The axe could’ve fallen in 2014 itself before rules were tweaked and performance in two, and not one Lok Sabha elections, were deemed the new normal. Now 10 years hence, all three stare the exit from the roster.

One party with a similar worry, Bahujan Samaj Party (BSP), however, has saved itself from a similar ignominy as it has sent 10 representatives to the 17th Lok Sabha from the 2019 Polls. BSP also marked its presence in several other states.

If these three parties are show the door, only five other parties would enjoy the status of being a national party: BJP, Congress, CPI-M, BSP and National People’s Party, a recognized state party in Manipur, Meghalaya and Nagaland.

Among the biggest perk lost would be the luxury of having an election symbol which is consistent across the country. Once you stop being a national party, your party symbol could also be one of any other party of the country.  You are also denied free slots for publicity on national broadcasting platforms, such as Doordarshan and All-India Radio. You don’t get a land or a building from the government to set up your party office. Further, national parties can have 40 star campaigners whereas for others the number is reduced to half.

Besides the national parties, there are 59 state parties and 329 regional parties in India.
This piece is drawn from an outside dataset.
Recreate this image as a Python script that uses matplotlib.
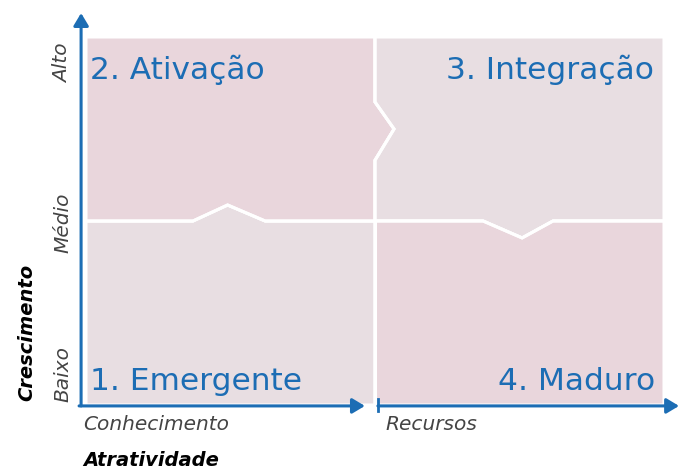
import matplotlib.pyplot as plt
from matplotlib.patches import Polygon

# grid: x 0..2 (Conhecimento | Recursos), y 0..2 (Baixo .. Alto)
niveis = ['Baixo', 'Médio', 'Alto']
niveis_y = [0.17, 0.99, 1.86]
eixo_x = ['Conhecimento', 'Recursos']
eixo_x_pos = [-0.01, 1.035]
quadrantes = ['1. Emergente', '2. Ativação', '3. Integração', '4. Maduro']

# jigsaw tabs (start, peak, end, offset)
tab_esq = (0.37, 0.49, 0.62, 0.087)     # bottom-left piece pokes up
tab_dir = (1.374, 1.509, 1.616, -0.092)  # top-right piece pokes down
tab_vert = (1.33, 1.5, 1.647, 0.066)     # top-left piece pokes right

azul = '#1c6db4'
rosa = '#e9d6dc'
cinza = '#e8dee2'

plt.rcParams['font.family'] = ['DejaVu Sans']

fig = plt.figure(figsize=(6.79, 4.70), dpi=100)
ax = fig.add_axes([86 / 679, 65 / 470, 578 / 679, 368 / 470])
ax.set_xlim(0, 2)
ax.set_ylim(0, 2)
ax.axis('off')

a0, ap, a1, ah = tab_esq
b0, bp, b1, bh = tab_dir
v0, vp, v1, vw = tab_vert

meio_esq = [(0, 1), (a0, 1), (ap, 1 + ah), (a1, 1), (1, 1)]
meio_dir = [(1, 1), (b0, 1), (bp, 1 + bh), (b1, 1), (2, 1)]
meio_vert = [(1, 1), (1, v0), (1 + vw, vp), (1, v1), (1, 2)]

# pieces
bl = [(0, 0), (1, 0)] + meio_esq[::-1]
tl = meio_esq[:-1] + meio_vert + [(0, 2)]
tr = meio_vert[::-1] + meio_dir[1:] + [(2, 2)]
br = [(1, 0), (2, 0)] + meio_dir[::-1]

for pts, cor in [(bl, cinza), (tl, rosa), (tr, cinza), (br, rosa)]:
    ax.add_patch(Polygon(pts, closed=True, facecolor=cor, edgecolor='white', lw=2.2))

# dividers
for linha in (meio_esq, meio_dir, meio_vert, [(1, 0), (1, 1)]):
    xs, ys = zip(*linha)
    ax.plot(xs, ys, color='white', lw=2.2, solid_joinstyle='miter')

# axes arrows
seta = dict(arrowstyle='-|>,head_length=0.75,head_width=0.45', color=azul, lw=2.2,
            shrinkA=0, shrinkB=0)
ax.annotate('', xy=(-0.017, 2.13), xytext=(-0.017, -0.005), arrowprops=seta,
            annotation_clip=False)
ax.annotate('', xy=(0.965, -0.005), xytext=(-0.024, -0.005), arrowprops=seta,
            annotation_clip=False)
ax.annotate('', xy=(2.052, -0.005), xytext=(1.01, -0.005), arrowprops=seta,
            annotation_clip=False)
ax.plot([1.01, 1.01], [-0.035, 0.03], color=azul, lw=2, clip_on=False)

# quadrant titles
tit = dict(color=azul, fontsize=22.5, va='baseline')
ax.text(0.015, 1.772, quadrantes[1], ha='left', **tit)
ax.text(1.965, 1.772, quadrantes[2], ha='right', **tit)
ax.text(0.015, 0.082, quadrantes[0], ha='left', **tit)
ax.text(1.97, 0.082, quadrantes[3], ha='right', **tit)

# level labels
cinza_txt = '#444444'
for nome, y in zip(niveis, niveis_y):
    ax.text(-0.08, y, nome, rotation=90, ha='center', va='center',
            fontsize=14.5, style='italic', color=cinza_txt)
for nome, x in zip(eixo_x, eixo_x_pos):
    ax.text(x, -0.055, nome, ha='left', va='top',
            fontsize=14.5, style='italic', color=cinza_txt)

ax.text(-0.204, 0.397, 'Crescimento', rotation=90, ha='center', va='center',
        fontsize=14, style='italic', fontweight='bold', color='black')
ax.text(-0.01, -0.30, 'Atratividade', ha='left', va='center',
        fontsize=14, style='italic', fontweight='bold', color='black')

fig.savefig('out.png', dpi=100)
As many as 2293 have registered themselves as political party but their status is not recognized by the Election Commission.  

It is generally believed that political parties are set up to convert “black” into “white” money in Indian context.

If push comes to shove and TMC, NCP and CPI are derecognized by the EC, those leaders with ambitions of heading the centre would receive a severe jolt. Mamata Banerjee (TMC) and Sharad Pawar (NCP) have long entertained the idea of being India’s next Prime Minister though Doraiswamy Raja, the known face of CPI, is farthest from being a bidder for the post.

Most interesting would be the role of Lutyens Media who have all along projected Mamata or Pawar as leaders of national stature. Would they still continue to hog the limelight, the front pages of our newspapers, when officially they are off the radar of national pre-eminence? And with Rahul Gandhi out of fray, who could stand up to the juggernaut of Prime Minister Narendra Modi and his party, BJP, in foreseeable future?